2 entry daha
  • hikayenin özel dedektifi philip marlowe (dick powell), bir polisin, "sen dedektif değilsin, üç kuruş için kendi gırtlağını kesersin!" sözlerine muhatap olmaktadır. aslında sınıfsal açıdan aynı konumu paylaşan kanun adamları arasındaki rekabet şiddetli bir biçimde yüzeye çıkmaktadır. anaakıma dahil popüler amerikan suç filmlerinde polis dedektifleri ile fbi ajanları arasındaki rekabet ve tiksinti, bu filmde özel dedektif ile devlet polisi arasında yaşanmaktadır. sınıflar kendi içlerinde çalışma ahlakları, mesleki tarzları bakımından ayrışmakta, birbirlerini ötekileştirmektedir.

    philip marlowe, dedektiflik bürosunda karşıladığı müşterisinin kendisine ön ödeme yapmasının ardından, "batakhane belalı bir yere benziyordu; ama dert etmedim. hiçbir şeyi dert etmedim. o iki 20’lik iyi gelmiş ve apandistim rahat bir nefes almıştı." sözlerini sarf ederek ekonomik açmazına her zamanki kinik tarzıyla açıklık getirir. normal koşullarda dedektiflerin masraflar dahil olmak kaydıyla haftada on dolara çalıştıklarını the big sleep ve the lady in the lake’te yine philip marlowe’dan öğreniriz. ama bu kez işler biraz daha karmaşıktır. fahişe ruhlu esrarengiz femme fatale helen grayle (claire trevor) ile marlowe arasındaki şu özel konuşmaya tanık oluruz:

    — daha önce hiç dedektif tutmamıştım, ücretler ne durumda?
    — yoğunluğa göre değişiyor.
    — ne zaman başlayabilirsin?
    — başladım bile.

    marlowe ücretini müşterisinin sınıfsal konumuna göre değiştirebilmektedir. bunda femme fatale’in varlığı önemli bir rol oynar. fazla önem arz etmeyen detaylar bir yana, film noir öyküleri özel dedektiflerin proleterlerden farklı bir yaşama sahip olmadıklarının altını kalın çizgilerle çizmektedir.

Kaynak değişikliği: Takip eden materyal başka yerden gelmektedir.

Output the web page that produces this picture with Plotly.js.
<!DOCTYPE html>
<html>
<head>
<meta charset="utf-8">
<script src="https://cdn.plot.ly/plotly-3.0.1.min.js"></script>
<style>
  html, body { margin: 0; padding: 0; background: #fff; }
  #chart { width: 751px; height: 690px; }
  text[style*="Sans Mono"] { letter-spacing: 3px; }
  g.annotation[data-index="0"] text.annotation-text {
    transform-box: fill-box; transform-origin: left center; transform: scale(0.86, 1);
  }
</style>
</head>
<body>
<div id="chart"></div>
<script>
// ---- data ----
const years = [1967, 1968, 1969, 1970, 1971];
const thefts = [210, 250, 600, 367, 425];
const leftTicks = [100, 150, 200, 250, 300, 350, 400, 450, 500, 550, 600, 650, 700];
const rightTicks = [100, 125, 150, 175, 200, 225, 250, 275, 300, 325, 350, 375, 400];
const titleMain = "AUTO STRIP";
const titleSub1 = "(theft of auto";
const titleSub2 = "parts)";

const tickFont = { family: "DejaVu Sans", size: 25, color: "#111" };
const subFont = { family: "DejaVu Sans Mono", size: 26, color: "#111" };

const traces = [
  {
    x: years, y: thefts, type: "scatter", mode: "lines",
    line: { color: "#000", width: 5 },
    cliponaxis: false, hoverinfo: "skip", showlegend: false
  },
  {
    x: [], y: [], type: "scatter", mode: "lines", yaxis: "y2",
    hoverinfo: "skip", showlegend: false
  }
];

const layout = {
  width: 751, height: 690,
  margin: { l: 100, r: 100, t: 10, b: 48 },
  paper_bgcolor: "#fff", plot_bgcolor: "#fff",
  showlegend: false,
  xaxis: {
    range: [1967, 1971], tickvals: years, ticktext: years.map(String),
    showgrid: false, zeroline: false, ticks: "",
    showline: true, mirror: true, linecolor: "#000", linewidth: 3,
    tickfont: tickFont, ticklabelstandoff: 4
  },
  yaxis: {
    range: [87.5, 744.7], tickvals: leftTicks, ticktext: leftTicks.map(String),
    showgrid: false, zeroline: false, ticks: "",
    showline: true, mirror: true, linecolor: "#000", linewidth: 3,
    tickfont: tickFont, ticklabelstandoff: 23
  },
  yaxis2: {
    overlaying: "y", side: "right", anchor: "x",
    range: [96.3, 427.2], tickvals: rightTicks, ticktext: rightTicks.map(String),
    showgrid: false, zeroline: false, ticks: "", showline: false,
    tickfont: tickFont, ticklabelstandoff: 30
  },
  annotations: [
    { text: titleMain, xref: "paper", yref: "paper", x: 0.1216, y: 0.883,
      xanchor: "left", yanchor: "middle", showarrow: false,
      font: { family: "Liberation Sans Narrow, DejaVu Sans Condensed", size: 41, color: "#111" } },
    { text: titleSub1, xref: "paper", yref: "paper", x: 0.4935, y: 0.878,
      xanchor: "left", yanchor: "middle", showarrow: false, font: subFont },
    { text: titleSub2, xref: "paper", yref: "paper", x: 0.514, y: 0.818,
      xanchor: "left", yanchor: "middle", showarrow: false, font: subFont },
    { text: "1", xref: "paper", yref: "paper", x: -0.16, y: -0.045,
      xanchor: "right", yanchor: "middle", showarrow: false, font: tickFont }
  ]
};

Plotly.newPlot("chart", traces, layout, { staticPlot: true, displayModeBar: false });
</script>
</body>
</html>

    filmlerinde şiddet ögesine yer veren amerikalı yapımcı-yönetmen robert aldrich’in yönettiği kiss me deadly, yasa dışı işlere bulaşmaktan imtina etmeyen özel dedektif mike hammer’ı (ralph meeker) takdim eden parlak bir hard boiled’dır. anlatının mike hammer’ı, iştahı her zaman kabarık bir özel dedektif olarak mütevazı bir yaşamın değil, lüks bir yaşamın peşindedir. birçok film noir öyküsünde pek rastlanmayacak biçimde, hammer’ın dairesi şıklığıyla göz doldurmaktadır. dedektif hammer için paranın nereden veya nasıl geldiği önemli değildir; önemli olan paranın bizatihi kendisidir. mike hammer, her zaman daha fazlasını kazanmak isteyen açgözlü, hırslı bir figür olarak kapitalist sitemdeki yükselme metotlarını fütursuzca arşınlayan bir özel dedektiftir.

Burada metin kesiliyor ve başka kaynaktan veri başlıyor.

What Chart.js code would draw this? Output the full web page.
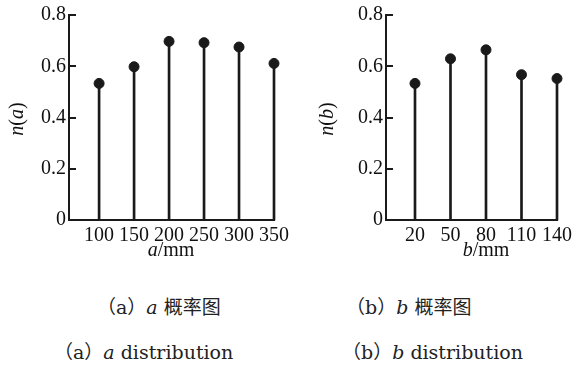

    deneyimli philip marlowe ise kurt meslektaşı mike hammer’a göre mütevazı, yalın bir yaşamı benimsemiş gibi görünür. rüşveti asla kabul etmez. makul standartlar içerisinde prensiplerinden ödün vermeden işine odaklanan bir kişilik yapısına sahiptir. alaycılığına, boşvermişliğine, ideallerini yitirmesine karşılık burjuva yaşam biçimini istihzayla betimler. gösterişli malikâneler, büyük bahçeli, geniş havuzlu ihtişamlı evler, bu evlerin ferah, heykellerle donatılmış devasa salonları ona bilhassa yabancıdır. marlowe’un burjuvaziye dönük her eleştirisi temelde kapitalist sisteme topu atmaktadır. misal devasa malikâneden nasıl çıkıldığını sorar evin hizmetçisine. çünkü bir müzeyi andıran geniş salonların içinde küçülmüş, adeta tecrit edilmiştir. malikâneyi buckingham palace’a benzeterek sınıfsal eşitsizliğin nerden başladığını haykırmak ister sanki. işvereninin, "geçimini kazanmak zorunda olmadan sağlamaya ne dersin?" sorusuna, "sakıncası olmaz. bir fikrin var mı?" şeklinde yanıt verse de önüne konulan serveti reddetmesini becerir. ama mike hammer tam da bu tarz bir yaşamın özlemi içindedir. fazla mal göz çıkarmaz, mottosuyla eyleme geçer.

    sözün özü, dedektif philip marlowe diğer birçok dedektife nazaran daha çok bizden biridir. ve bu harika film neden entry yoksunu kalmıştır, bir soru işaretidir!